#### Data excerpt:
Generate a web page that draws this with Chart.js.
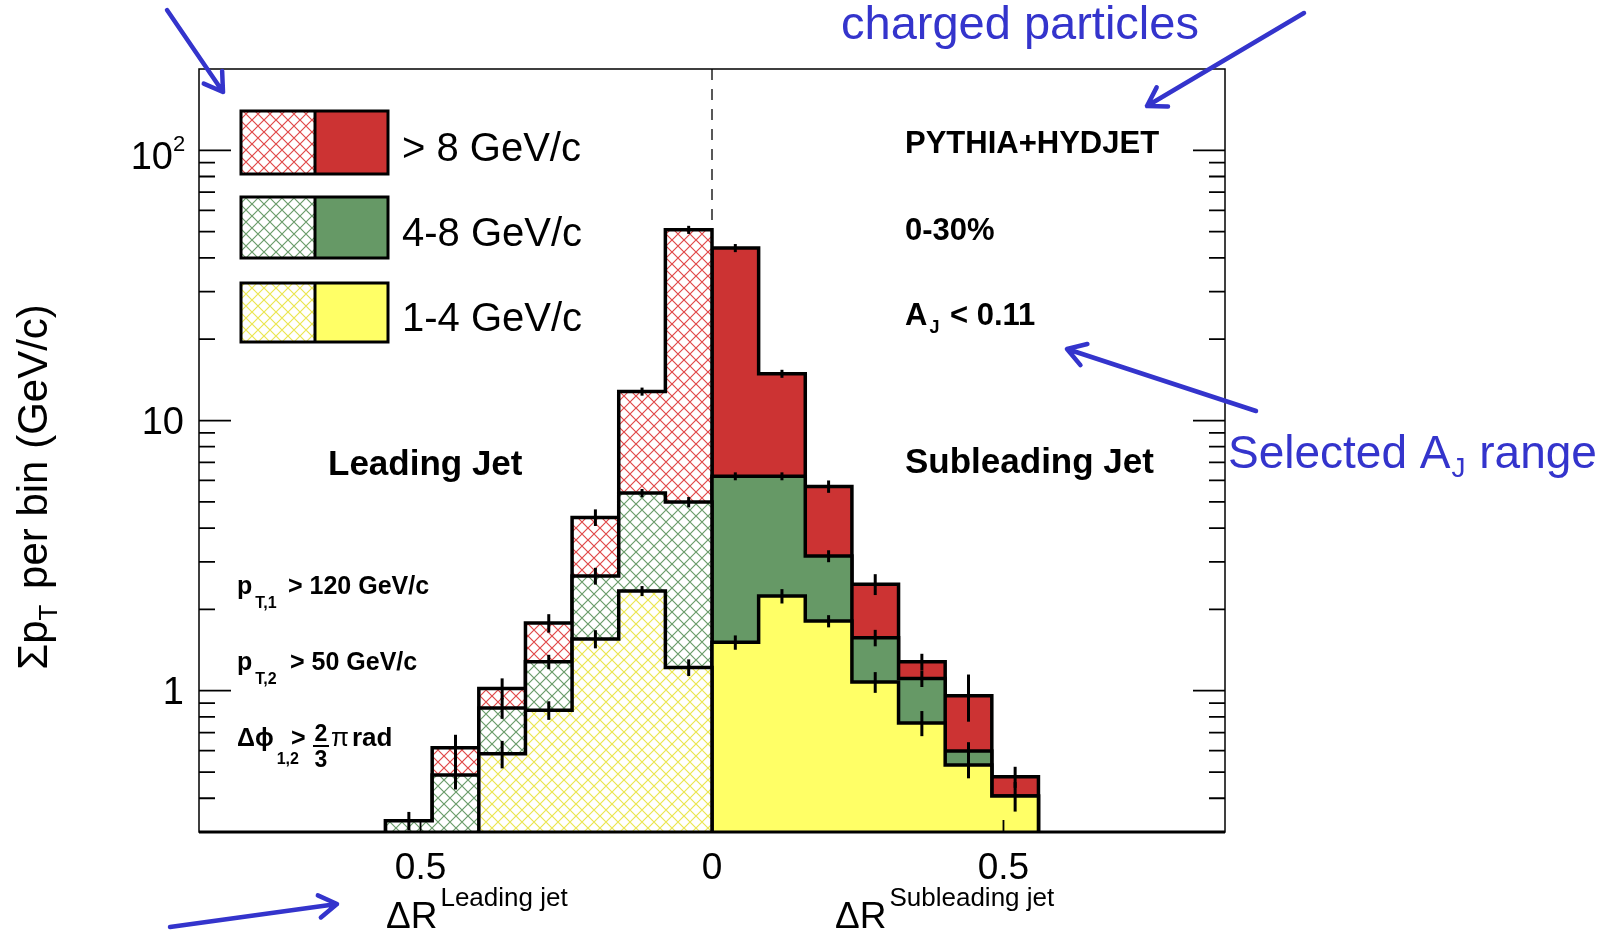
<!DOCTYPE html>
<html>
<head>
<meta charset="utf-8">
<script src="https://cdn.jsdelivr.net/npm/chart.js@4.4.1/dist/chart.umd.min.js"></script>
<style>
  html, body { margin: 0; padding: 0; background: #fff; }
  #wrap { width: 1614px; height: 932px; }
</style>
</head>
<body>
<div id="wrap"><canvas id="jetChart" width="1614" height="932"></canvas></div>
<script>
// ΔR bins (0.08 wide); leading jet is drawn on the negative side
const binWidth = 0.08;
const leadBins = [-0.56, -0.48, -0.40, -0.32, -0.24, -0.16, -0.08];
const subBins  = [0, 0.08, 0.16, 0.24, 0.32, 0.40, 0.48];

// stacked sums (GeV/c): 1-4, 1-8, all (>1)
const lead1to4  = [0.2, 0.2, 0.584, 0.847, 1.555, 2.34, 1.22];
const lead1to8  = [0.33, 0.488, 0.863, 1.28, 2.66, 5.39, 4.99];
const leadAll   = [0.33, 0.615, 1.02, 1.78, 4.38, 12.8, 50.8];
const sub1to4   = [1.51, 2.24, 1.81, 1.077, 0.76, 0.531, 0.408];
const sub1to8   = [6.22, 6.22, 3.15, 1.57, 1.11, 0.598, 0.408];
const subAll    = [43.5, 14.9, 5.70, 2.48, 1.28, 0.958, 0.48];

// error bars
const lead1to4Err = [0, 0, 0.068, 0.067, 0.12, 0.10, 0.086];
const lead1to8Err = [0, 0.057, 0.076, 0.078, 0.19, 0.19, 0.22];
const leadAllErr  = [0.026, 0.072, 0.091, 0.14, 0.31, 0.44, 1.75];
const sub1to4Err  = [0.092, 0.137, 0.094, 0.095, 0.081, 0.057, 0.051];
const sub1to8Err  = [0.21, 0.21, 0.16, 0.11, 0.078, 0.047, 0];
const subAllErr   = [1.5, 0.51, 0.30, 0.22, 0.09, 0.19, 0.043];

// axis ticks
const yMajor = [1, 10, 100];
const yMinor = [0.4, 0.5, 0.6, 0.7, 0.8, 0.9, 2, 3, 4, 5, 6, 7, 8, 9, 20, 30, 40, 50, 60, 70, 80, 90];
const xTicks = [-0.5, 0, 0.5];
const xTickLabels = ['0.5', '0', '0.5'];

const legendLabels = ['> 8 GeV/c', '4-8 GeV/c', '1-4 GeV/c'];

const FONT = '"Liberation Sans", Arial, Helvetica, sans-serif';
const BLUE = '#3434cc';
const RED = '#cc3333', GREEN = '#669966', YELLOW = '#ffff66';

// cross hatch on white, like ROOT fill style 3344
function hatch(color) {
  const s = 12;
  const c = document.createElement('canvas');
  c.width = c.height = s;
  const g = c.getContext('2d');
  g.fillStyle = '#fff';
  g.fillRect(0, 0, s, s);
  g.strokeStyle = color;
  g.lineWidth = 1.2;
  g.beginPath();
  g.moveTo(-1, -1); g.lineTo(s + 1, s + 1);
  g.moveTo(s + 1, -1); g.lineTo(-1, s + 1);
  g.stroke();
  return g.createPattern(c, 'repeat');
}
const redHatch = hatch('#e04848');
const greenHatch = hatch('#6a9c6a');
const yellowHatch = hatch('#ebe650');

// histogram outline as a step line, closed down to the floor at both ends
const FLOOR = 0.05;
function stepData(edges, vals) {
  const pts = [{ x: edges[0], y: FLOOR }];
  vals.forEach((v, i) => pts.push({ x: edges[i], y: v }));
  const end = edges[edges.length - 1] + binWidth;
  pts.push({ x: end, y: vals[vals.length - 1] });
  pts.push({ x: end, y: FLOOR });
  return pts;
}
function histo(edges, vals, fill, order) {
  return {
    data: stepData(edges, vals),
    stepped: true,
    fill: 'start',
    backgroundColor: fill,
    borderColor: '#000',
    borderWidth: 3.5,
    borderJoinStyle: 'miter',
    pointRadius: 0,
    order: order
  };
}

const errorSets = [
  [leadBins, lead1to4, lead1to4Err], [leadBins, lead1to8, lead1to8Err], [leadBins, leadAll, leadAllErr],
  [subBins, sub1to4, sub1to4Err], [subBins, sub1to8, sub1to8Err], [subBins, subAll, subAllErr]
];

function runs(ctx, x, y, parts) {
  let cx = x;
  ctx.textAlign = 'left';
  parts.forEach(p => {
    ctx.font = p[1];
    ctx.fillText(p[0], cx, y + (p[2] || 0));
    cx += ctx.measureText(p[0]).width + (p[3] || 0);
  });
}
function runsWidth(ctx, parts) {
  let w = 0;
  parts.forEach(p => { ctx.font = p[1]; w += ctx.measureText(p[0]).width + (p[3] || 0); });
  return w;
}

function arrow(ctx, x1, y1, x2, y2) {
  const a = Math.atan2(y1 - y2, x1 - x2);
  const L = 21, t = 32 * Math.PI / 180;
  ctx.beginPath();
  ctx.moveTo(x1, y1); ctx.lineTo(x2, y2);
  ctx.moveTo(x2 + L * Math.cos(a + t), y2 + L * Math.sin(a + t));
  ctx.lineTo(x2, y2);
  ctx.lineTo(x2 + L * Math.cos(a - t), y2 + L * Math.sin(a - t));
  ctx.stroke();
}

// dashed line at ΔR = 0 behind the histograms
const centreLine = {
  id: 'centreLine',
  beforeDatasetsDraw(chart) {
    const { ctx, chartArea, scales: { x } } = chart;
    const px = x.getPixelForValue(0);
    ctx.save();
    ctx.strokeStyle = '#222';
    ctx.lineWidth = 1.5;
    ctx.setLineDash([11, 9]);
    ctx.beginPath();
    ctx.moveTo(px, chartArea.top);
    ctx.lineTo(px, chartArea.bottom);
    ctx.stroke();
    ctx.restore();
  }
};

const errorBars = {
  id: 'errorBars',
  afterDatasetsDraw(chart) {
    const { ctx, chartArea, scales: { x, y } } = chart;
    ctx.save();
    ctx.beginPath();
    ctx.rect(chartArea.left, chartArea.top, chartArea.right - chartArea.left, chartArea.bottom - chartArea.top);
    ctx.clip();
    ctx.strokeStyle = '#000';
    ctx.lineWidth = 3;
    errorSets.forEach(([edges, vals, errs]) => {
      edges.forEach((e, i) => {
        if (!errs[i]) return;
        const px = x.getPixelForValue(e + binWidth / 2);
        ctx.beginPath();
        ctx.moveTo(px, y.getPixelForValue(Math.max(vals[i] - errs[i], FLOOR)));
        ctx.lineTo(px, y.getPixelForValue(vals[i] + errs[i]));
        ctx.stroke();
      });
    });
    ctx.restore();
  }
};

const decorations = {
  id: 'decorations',
  afterDraw(chart) {
    const { ctx, chartArea: a, scales: { x, y } } = chart;
    ctx.save();

    // ticks on both y sides and bottom
    ctx.strokeStyle = '#000';
    ctx.lineWidth = 1.8;
    ctx.beginPath();
    yMajor.forEach(v => {
      const py = y.getPixelForValue(v);
      ctx.moveTo(a.left, py); ctx.lineTo(a.left + 32, py);
      ctx.moveTo(a.right, py); ctx.lineTo(a.right - 32, py);
    });
    yMinor.forEach(v => {
      const py = y.getPixelForValue(v);
      ctx.moveTo(a.left, py); ctx.lineTo(a.left + 16, py);
      ctx.moveTo(a.right, py); ctx.lineTo(a.right - 16, py);
    });
    xTicks.forEach(v => {
      const px = x.getPixelForValue(v);
      ctx.moveTo(px, a.bottom); ctx.lineTo(px, a.bottom - 12);
    });
    ctx.stroke();

    // frame
    ctx.lineWidth = 1.5;
    ctx.strokeRect(a.left, a.top, a.right - a.left, a.bottom - a.top);
    ctx.lineWidth = 3;
    ctx.beginPath();
    ctx.moveTo(a.left, a.bottom); ctx.lineTo(a.right, a.bottom);
    ctx.stroke();

    ctx.fillStyle = '#000';
    // y tick labels
    ctx.textAlign = 'right';
    ctx.font = '38px ' + FONT;
    ctx.fillText('1', 184, y.getPixelForValue(1) + 13.5);
    ctx.fillText('10', 184, y.getPixelForValue(10) + 13.5);
    ctx.fillText('10', 173, y.getPixelForValue(100) + 19);
    ctx.font = '22px ' + FONT;
    ctx.textAlign = 'left';
    ctx.fillText('2', 173, y.getPixelForValue(100) + 1);

    // x tick labels
    ctx.textAlign = 'center';
    ctx.font = '37px ' + FONT;
    xTicks.forEach((v, i) => ctx.fillText(xTickLabels[i], x.getPixelForValue(v), 879));

    // x titles
    runs(ctx, 386, 928, [['ΔR', '37px ' + FONT, 0, 3], ['Leading jet', '26px ' + FONT, -22]]);
    runs(ctx, 835, 928, [['ΔR', '37px ' + FONT, 0, 3], ['Subleading jet', '26px ' + FONT, -22]]);

    // y title, rotated
    ctx.save();
    ctx.translate(47, 487);
    ctx.rotate(-Math.PI / 2);
    const yParts = [['Σp', '42px ' + FONT], ['T', '26px ' + FONT, 10, 4], [' per bin (GeV/c)', '42px ' + FONT]];
    runs(ctx, -runsWidth(ctx, yParts) / 2, 0, yParts);
    ctx.restore();

    // legend
    const fills = [[redHatch, RED], [greenHatch, GREEN], [yellowHatch, YELLOW]];
    const rows = [[111, 174], [197, 258], [283, 342]];
    rows.forEach((r, i) => {
      const h = r[1] - r[0];
      ctx.fillStyle = fills[i][0];
      ctx.fillRect(241, r[0], 74, h);
      ctx.fillStyle = fills[i][1];
      ctx.fillRect(315, r[0], 73, h);
      ctx.strokeStyle = '#000';
      ctx.lineWidth = 3;
      ctx.strokeRect(241, r[0], 147, h);
      ctx.beginPath(); ctx.moveTo(315, r[0]); ctx.lineTo(315, r[1]); ctx.stroke();
      ctx.fillStyle = '#000';
      ctx.textAlign = 'left';
      ctx.font = '40px ' + FONT;
      ctx.fillText(legendLabels[i], 402, (r[0] + r[1]) / 2 + 18.5);
    });

    // labels inside the frame
    const B = s => 'bold ' + s + 'px ' + FONT;
    ctx.fillStyle = '#000';
    ctx.textAlign = 'left';
    ctx.font = B(31);
    ctx.fillText('PYTHIA+HYDJET', 905, 153);
    ctx.fillText('0-30%', 905, 240);
    runs(ctx, 905, 325, [['A', B(31), 0, 2], ['J', B(18), 8, 2], [' < 0.11', B(31)]]);
    ctx.font = B(35);
    ctx.fillText('Leading Jet', 328, 475);
    ctx.fillText('Subleading Jet', 905, 473);

    runs(ctx, 237, 594, [['p', B(25), 0, 3], ['T,1', B(16), 14]]);
    ctx.font = B(25);
    ctx.fillText('> 120 GeV/c', 288, 594);
    runs(ctx, 237, 670, [['p', B(25), 0, 3], ['T,2', B(16), 14]]);
    ctx.font = B(25);
    ctx.fillText('> 50 GeV/c', 290, 670);
    runs(ctx, 237, 746, [['Δϕ', B(25), 0, 3], ['1,2', B(16), 18]]);
    ctx.font = B(25);
    ctx.fillText('>', 291, 746);
    ctx.textAlign = 'center';
    ctx.font = B(23);
    ctx.fillText('2', 321, 741);
    ctx.fillText('3', 321, 767);
    ctx.lineWidth = 2;
    ctx.beginPath(); ctx.moveTo(313, 746); ctx.lineTo(329, 746); ctx.stroke();
    ctx.textAlign = 'left';
    ctx.font = '26px ' + FONT;
    ctx.fillText('π', 331, 746);
    ctx.font = B(26);
    ctx.fillText('rad', 352, 746);

    // blue annotations
    ctx.fillStyle = BLUE;
    ctx.font = '47px ' + FONT;
    ctx.fillText('charged particles', 841, 39);
    runs(ctx, 1228, 468, [['Selected A', '46px ' + FONT, 0, 1], ['J', '28px ' + FONT, 9, 1], [' range', '46px ' + FONT]]);
    ctx.strokeStyle = BLUE;
    ctx.lineWidth = 4.5;
    ctx.lineCap = 'round';
    ctx.lineJoin = 'round';
    arrow(ctx, 167, 10, 223, 92);
    arrow(ctx, 1304, 13, 1147, 106);
    arrow(ctx, 1256, 411, 1067, 349);
    arrow(ctx, 170, 927, 337, 904);

    ctx.restore();
  }
};

new Chart(document.getElementById('jetChart'), {
  type: 'line',
  data: {
    datasets: [
      histo(leadBins, lead1to4, yellowHatch, 1),
      histo(subBins, sub1to4, YELLOW, 1),
      histo(leadBins, lead1to8, greenHatch, 2),
      histo(subBins, sub1to8, GREEN, 2),
      histo(leadBins, leadAll, redHatch, 3),
      histo(subBins, subAll, RED, 3)
    ]
  },
  options: {
    responsive: false,
    animation: false,
    devicePixelRatio: 1,
    layout: { padding: { left: 199, right: 389, top: 69, bottom: 100 } },
    plugins: { legend: { display: false }, tooltip: { enabled: false } },
    scales: {
      x: { type: 'linear', min: -0.88, max: 0.88, display: false },
      y: { type: 'logarithmic', min: 0.3, max: 200, display: false }
    }
  },
  plugins: [centreLine, errorBars, decorations]
});
</script>
</body>
</html>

#### Task to complete:
Exactly reproduce the run of lines from the start of the listing through the line with "0.32, 0.40, 0.48];", inclusive; pictures are not copied.

#### Exercise output:
Generate a web page that draws this with Chart.js.
<!DOCTYPE html>
<html>
<head>
<meta charset="utf-8">
<script src="https://cdn.jsdelivr.net/npm/chart.js@4.4.1/dist/chart.umd.min.js"></script>
<style>
  html, body { margin: 0; padding: 0; background: #fff; }
  #wrap { width: 1614px; height: 932px; }
</style>
</head>
<body>
<div id="wrap"><canvas id="jetChart" width="1614" height="932"></canvas></div>
<script>
// ΔR bins (0.08 wide); leading jet is drawn on the negative side
const binWidth = 0.08;
const leadBins = [-0.56, -0.48, -0.40, -0.32, -0.24, -0.16, -0.08];
const subBins  = [0, 0.08, 0.16, 0.24, 0.32, 0.40, 0.48];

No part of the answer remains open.